**Supplied material**
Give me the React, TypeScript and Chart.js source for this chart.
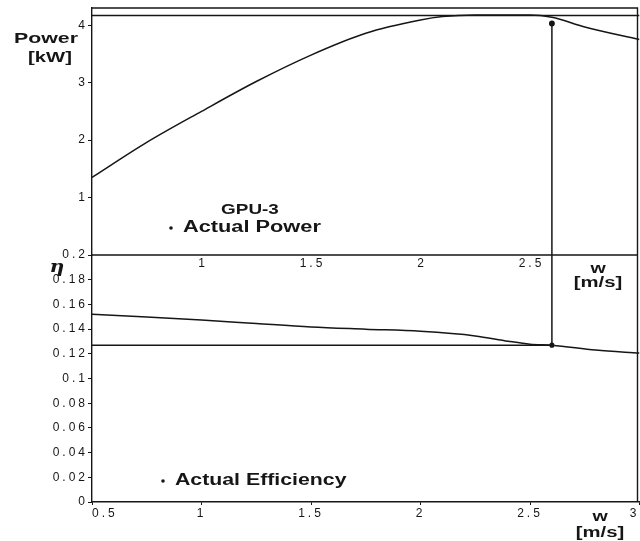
import React, { useEffect, useRef } from "react";
import { Chart, registerables } from "chart.js";

Chart.register(...registerables);

// ---- data ----
const speedW = [0.5, 0.75, 1, 1.25, 1.5, 1.75, 2, 2.1, 2.25, 2.5, 2.6, 2.75, 3];
const powerKW = [1.35, 1.96, 2.5, 3.02, 3.48, 3.86, 4.09, 4.15, 4.18, 4.18, 4.14, 3.97, 3.75];
const effW = [0.5, 0.75, 1, 1.25, 1.5, 1.75, 2, 2.25, 2.4, 2.5, 2.6, 2.8, 3];
const efficiency = [0.152, 0.1497, 0.1474, 0.1445, 0.1417, 0.1399, 0.1382, 0.1345, 0.1302, 0.1278, 0.127, 0.123, 0.1206];
const maxPowerKW = 4.17;
const actualW = 2.6;
const actualPowerKW = 4.03;
const actualEff = 0.127;
const xTicks = [0.5, 1, 1.5, 2, 2.5, 3];
const midXTicks = [1, 1.5, 2, 2.5];
const powerTicks = [1, 2, 3, 4];
const effTicks = [0, 0.02, 0.04, 0.06, 0.08, 0.1, 0.12, 0.14, 0.16, 0.18, 0.2];

const INK = "#161616";
const FONT = "'Liberation Sans', Arial, sans-serif";

function stretchText(
  ctx: CanvasRenderingContext2D,
  text: string,
  x: number,
  y: number,
  size: number,
  sx: number,
  align: CanvasTextAlign = "center",
  font = FONT,
  style = "bold"
) {
  ctx.save();
  ctx.font = `${style} ${size}px ${font}`;
  ctx.fillStyle = INK;
  ctx.textAlign = align;
  ctx.textBaseline = "middle";
  ctx.translate(x, y);
  ctx.scale(sx, 1);
  ctx.fillText(text, 0, 0);
  ctx.restore();
}

const annotPlugin = {
  id: "annot",
  beforeDraw(chart: any) {
    (chart.ctx as any).letterSpacing = "3px";
  },
  afterDraw(chart: any) {
    const { ctx, chartArea, scales } = chart;
    const x = scales.x;
    const yE = scales.yE;
    ctx.save();
    (ctx as any).letterSpacing = "0px";
    ctx.strokeStyle = INK;
    ctx.lineWidth = 1.4;
    const right = Math.min(chartArea.right, 637.5);
    ctx.beginPath();
    ctx.moveTo(chartArea.left, chartArea.top);
    ctx.lineTo(right, chartArea.top);
    ctx.lineTo(right, chartArea.bottom);
    ctx.moveTo(chartArea.left, yE.top);
    ctx.lineTo(right, yE.top);
    ctx.stroke();

    // mid x tick labels (top panel's axis)
    ctx.font = `12px ${FONT}`;
    (ctx as any).letterSpacing = "3px";
    ctx.fillStyle = INK;
    ctx.textAlign = "center";
    ctx.textBaseline = "middle";
    midXTicks.forEach((v) => {
      ctx.fillText(String(v), x.getPixelForValue(v) + 1.5, yE.top + 9);
    });
    (ctx as any).letterSpacing = "0px";

    // axis titles
    stretchText(ctx, "Power", 46, 39, 15, 1.42);
    stretchText(ctx, "[kW]", 50, 58, 15, 1.35);
    stretchText(ctx, "η", 57, yE.top + 13, 17, 1.2, "center", "'DejaVu Serif', serif", "italic bold");
    stretchText(ctx, "w", 598, yE.top + 14, 14, 1.4);
    stretchText(ctx, "[m/s]", 598, yE.top + 28, 14, 1.45);
    stretchText(ctx, "w", 600, chartArea.bottom + 15, 14, 1.4);
    stretchText(ctx, "[m/s]", 600, chartArea.bottom + 31, 14, 1.45);

    // legend-like labels
    stretchText(ctx, "GPU-3", 250, 210, 14, 1.35);
    stretchText(ctx, "Actual Power", 183, 228, 16, 1.36, "left");
    stretchText(ctx, "Actual Efficiency", 175, 481, 16, 1.33, "left");
    ctx.fillStyle = INK;
    ctx.beginPath();
    ctx.arc(171, 228, 1.8, 0, Math.PI * 2);
    ctx.arc(163, 481, 1.8, 0, Math.PI * 2);
    ctx.fill();
    ctx.restore();
  },
};

export default function App() {
  const ref = useRef<HTMLCanvasElement | null>(null);

  useEffect(() => {
    if (!ref.current) return;
    const line = (data: { x: number; y: number }[], yAxisID: string, extra: any = {}) => ({
      type: "line" as const,
      data,
      xAxisID: "x",
      yAxisID,
      borderColor: INK,
      backgroundColor: INK,
      borderWidth: 1.5,
      pointRadius: 0,
      fill: false,
      ...extra,
    });

    const chart = new Chart(ref.current, {
      type: "line",
      data: {
        datasets: [
          line(speedW.map((w, i) => ({ x: w, y: powerKW[i] })), "yP", { cubicInterpolationMode: "monotone" }),
          line([{ x: speedW[0], y: maxPowerKW }, { x: speedW[speedW.length - 1], y: maxPowerKW }], "yP"),
          line([{ x: actualW, y: actualPowerKW }, { x: actualW, y: 0 }], "yP"),
          line([{ x: actualW, y: actualPowerKW }], "yP", { showLine: false, pointRadius: 2.2 }),
          line(effW.map((w, i) => ({ x: w, y: efficiency[i] })), "yE", { cubicInterpolationMode: "monotone" }),
          line([{ x: effW[0], y: actualEff }, { x: actualW, y: actualEff }], "yE"),
          line([{ x: actualW, y: 0.2 }, { x: actualW, y: actualEff }], "yE"),
          line([{ x: actualW, y: actualEff }], "yE", { showLine: false, pointRadius: 1.8 }),
        ],
      },
      options: {
        animation: false,
        responsive: false,
        parsing: false as any,
        layout: { padding: { top: 8, right: 0, left: 0, bottom: 0 } },
        plugins: { legend: { display: false }, tooltip: { enabled: false } },
        scales: {
          x: {
            type: "linear",
            position: "bottom",
            min: 0.5,
            max: 3,
            afterBuildTicks: (s: any) => {
              s.ticks = xTicks.map((v) => ({ value: v }));
            },
            afterFit: (s: any) => {
              s.height = 39;
              s.paddingLeft = 0;
              s.paddingRight = 0;
            },
            ticks: {
              autoSkip: false,
              maxRotation: 0,
              align: "inner",
              padding: 1,
              color: INK,
              font: { size: 12, family: FONT },
              callback: (v: any) => String(v),
            },
            grid: { drawOnChartArea: false, tickLength: 3, color: INK },
            border: { color: INK, width: 1.4 },
          },
          yP: {
            type: "linear",
            position: "left",
            stack: "panels",
            stackWeight: 1,
            weight: 2,
            min: 0,
            max: 4.3,
            afterBuildTicks: (s: any) => {
              s.ticks = powerTicks.map((v) => ({ value: v }));
            },
            afterFit: (s: any) => {
              s.width = 92;
            },
            ticks: {
              autoSkip: false,
              padding: 0,
              color: INK,
              font: { size: 12, family: FONT },
              callback: (v: any) => String(v),
            },
            grid: { drawOnChartArea: false, tickLength: 4, color: INK },
            border: { color: INK, width: 1.4 },
          },
          yE: {
            type: "linear",
            position: "left",
            stack: "panels",
            stackWeight: 1,
            weight: 1,
            min: 0,
            max: 0.2,
            afterBuildTicks: (s: any) => {
              s.ticks = effTicks.map((v) => ({ value: v }));
            },
            afterFit: (s: any) => {
              s.width = 92;
            },
            ticks: {
              autoSkip: false,
              padding: 0,
              color: INK,
              font: { size: 12, family: FONT },
              callback: (v: any) => String(+Number(v).toFixed(2)),
            },
            grid: { drawOnChartArea: false, tickLength: 4, color: INK },
            border: { color: INK, width: 1.4 },
          },
        },
      } as any,
      plugins: [annotPlugin],
    });
    return () => chart.destroy();
  }, []);

  return (
    <div
      style={{
        position: "absolute",
        left: 0,
        top: 0,
        width: 640,
        height: 541,
        overflow: "hidden",
        background: "#fff",
      }}
    >
      <canvas ref={ref} width={645} height={541} style={{ display: "block" }} />
    </div>
  );
}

**Exercise**
Your task is to repeat the data above exactly while excluding the pictures.

**Result of this exercise**
Give me the React, TypeScript and Chart.js source for this chart.
import React, { useEffect, useRef } from "react";
import { Chart, registerables } from "chart.js";

Chart.register(...registerables);

// ---- data ----
const speedW = [0.5, 0.75, 1, 1.25, 1.5, 1.75, 2, 2.1, 2.25, 2.5, 2.6, 2.75, 3];
const powerKW = [1.35, 1.96, 2.5, 3.02, 3.48, 3.86, 4.09, 4.15, 4.18, 4.18, 4.14, 3.97, 3.75];
const effW = [0.5, 0.75, 1, 1.25, 1.5, 1.75, 2, 2.25, 2.4, 2.5, 2.6, 2.8, 3];
const efficiency = [0.152, 0.1497, 0.1474, 0.1445, 0.1417, 0.1399, 0.1382, 0.1345, 0.1302, 0.1278, 0.127, 0.123, 0.1206];
const maxPowerKW = 4.17;
const actualW = 2.6;
const actualPowerKW = 4.03;
const actualEff = 0.127;
const xTicks = [0.5, 1, 1.5, 2, 2.5, 3];
const midXTicks = [1, 1.5, 2, 2.5];
const powerTicks = [1, 2, 3, 4];
const effTicks = [0, 0.02, 0.04, 0.06, 0.08, 0.1, 0.12, 0.14, 0.16, 0.18, 0.2];

const INK = "#161616";
const FONT = "'Liberation Sans', Arial, sans-serif";

function stretchText(
  ctx: CanvasRenderingContext2D,
  text: string,
  x: number,
  y: number,
  size: number,
  sx: number,
  align: CanvasTextAlign = "center",
  font = FONT,
  style = "bold"
) {
  ctx.save();
  ctx.font = `${style} ${size}px ${font}`;
  ctx.fillStyle = INK;
  ctx.textAlign = align;
  ctx.textBaseline = "middle";
  ctx.translate(x, y);
  ctx.scale(sx, 1);
  ctx.fillText(text, 0, 0);
  ctx.restore();
}

const annotPlugin = {
  id: "annot",
  beforeDraw(chart: any) {
    (chart.ctx as any).letterSpacing = "3px";
  },
  afterDraw(chart: any) {
    const { ctx, chartArea, scales } = chart;
    const x = scales.x;
    const yE = scales.yE;
    ctx.save();
    (ctx as any).letterSpacing = "0px";
    ctx.strokeStyle = INK;
    ctx.lineWidth = 1.4;
    const right = Math.min(chartArea.right, 637.5);
    ctx.beginPath();
    ctx.moveTo(chartArea.left, chartArea.top);
    ctx.lineTo(right, chartArea.top);
    ctx.lineTo(right, chartArea.bottom);
    ctx.moveTo(chartArea.left, yE.top);
    ctx.lineTo(right, yE.top);
    ctx.stroke();

    // mid x tick labels (top panel's axis)
    ctx.font = `12px ${FONT}`;
    (ctx as any).letterSpacing = "3px";
    ctx.fillStyle = INK;
    ctx.textAlign = "center";
    ctx.textBaseline = "middle";
    midXTicks.forEach((v) => {
      ctx.fillText(String(v), x.getPixelForValue(v) + 1.5, yE.top + 9);
    });
    (ctx as any).letterSpacing = "0px";

    // axis titles
    stretchText(ctx, "Power", 46, 39, 15, 1.42);
    stretchText(ctx, "[kW]", 50, 58, 15, 1.35);
    stretchText(ctx, "η", 57, yE.top + 13, 17, 1.2, "center", "'DejaVu Serif', serif", "italic bold");
    stretchText(ctx, "w", 598, yE.top + 14, 14, 1.4);
    stretchText(ctx, "[m/s]", 598, yE.top + 28, 14, 1.45);
    stretchText(ctx, "w", 600, chartArea.bottom + 15, 14, 1.4);
    stretchText(ctx, "[m/s]", 600, chartArea.bottom + 31, 14, 1.45);

    // legend-like labels
    stretchText(ctx, "GPU-3", 250, 210, 14, 1.35);
    stretchText(ctx, "Actual Power", 183, 228, 16, 1.36, "left");
    stretchText(ctx, "Actual Efficiency", 175, 481, 16, 1.33, "left");
    ctx.fillStyle = INK;
    ctx.beginPath();
    ctx.arc(171, 228, 1.8, 0, Math.PI * 2);
    ctx.arc(163, 481, 1.8, 0, Math.PI * 2);
    ctx.fill();
    ctx.restore();
  },
};

export default function App() {
  const ref = useRef<HTMLCanvasElement | null>(null);

  useEffect(() => {
    if (!ref.current) return;
    const line = (data: { x: number; y: number }[], yAxisID: string, extra: any = {}) => ({
      type: "line" as const,
      data,
      xAxisID: "x",
      yAxisID,
      borderColor: INK,
      backgroundColor: INK,
      borderWidth: 1.5,
      pointRadius: 0,
      fill: false,
      ...extra,
    });

    const chart = new Chart(ref.current, {
      type: "line",
      data: {
        datasets: [
          line(speedW.map((w, i) => ({ x: w, y: powerKW[i] })), "yP", { cubicInterpolationMode: "monotone" }),
          line([{ x: speedW[0], y: maxPowerKW }, { x: speedW[speedW.length - 1], y: maxPowerKW }], "yP"),
          line([{ x: actualW, y: actualPowerKW }, { x: actualW, y: 0 }], "yP"),
          line([{ x: actualW, y: actualPowerKW }], "yP", { showLine: false, pointRadius: 2.2 }),
          line(effW.map((w, i) => ({ x: w, y: efficiency[i] })), "yE", { cubicInterpolationMode: "monotone" }),
          line([{ x: effW[0], y: actualEff }, { x: actualW, y: actualEff }], "yE"),
          line([{ x: actualW, y: 0.2 }, { x: actualW, y: actualEff }], "yE"),
          line([{ x: actualW, y: actualEff }], "yE", { showLine: false, pointRadius: 1.8 }),
        ],
      },
      options: {
        animation: false,
        responsive: false,
        parsing: false as any,
        layout: { padding: { top: 8, right: 0, left: 0, bottom: 0 } },
        plugins: { legend: { display: false }, tooltip: { enabled: false } },
        scales: {
          x: {
            type: "linear",
            position: "bottom",
            min: 0.5,
            max: 3,
            afterBuildTicks: (s: any) => {
              s.ticks = xTicks.map((v) => ({ value: v }));
            },
            afterFit: (s: any) => {
              s.height = 39;
              s.paddingLeft = 0;
              s.paddingRight = 0;
            },
            ticks: {
              autoSkip: false,
              maxRotation: 0,
              align: "inner",
              padding: 1,
              color: INK,
              font: { size: 12, family: FONT },
              callback: (v: any) => String(v),
            },
            grid: { drawOnChartArea: false, tickLength: 3, color: INK },
            border: { color: INK, width: 1.4 },
          },
          yP: {
            type: "linear",
            position: "left",
            stack: "panels",
            stackWeight: 1,
            weight: 2,
            min: 0,
            max: 4.3,
            afterBuildTicks: (s: any) => {
              s.ticks = powerTicks.map((v) => ({ value: v }));
            },
            afterFit: (s: any) => {
              s.width = 92;
            },
            ticks: {
              autoSkip: false,
              padding: 0,
              color: INK,
              font: { size: 12, family: FONT },
              callback: (v: any) => String(v),
            },
            grid: { drawOnChartArea: false, tickLength: 4, color: INK },
            border: { color: INK, width: 1.4 },
          },
          yE: {
            type: "linear",
            position: "left",
            stack: "panels",
            stackWeight: 1,
            weight: 1,
            min: 0,
            max: 0.2,
            afterBuildTicks: (s: any) => {
              s.ticks = effTicks.map((v) => ({ value: v }));
            },
            afterFit: (s: any) => {
              s.width = 92;
            },
            ticks: {
              autoSkip: false,
              padding: 0,
              color: INK,
              font: { size: 12, family: FONT },
              callback: (v: any) => String(+Number(v).toFixed(2)),
            },
            grid: { drawOnChartArea: false, tickLength: 4, color: INK },
            border: { color: INK, width: 1.4 },
          },
        },
      } as any,
      plugins: [annotPlugin],
    });
    return () => chart.destroy();
  }, []);

  return (
    <div
      style={{
        position: "absolute",
        left: 0,
        top: 0,
        width: 640,
        height: 541,
        overflow: "hidden",
        background: "#fff",
      }}
    >
      <canvas ref={ref} width={645} height={541} style={{ display: "block" }} />
    </div>
  );
}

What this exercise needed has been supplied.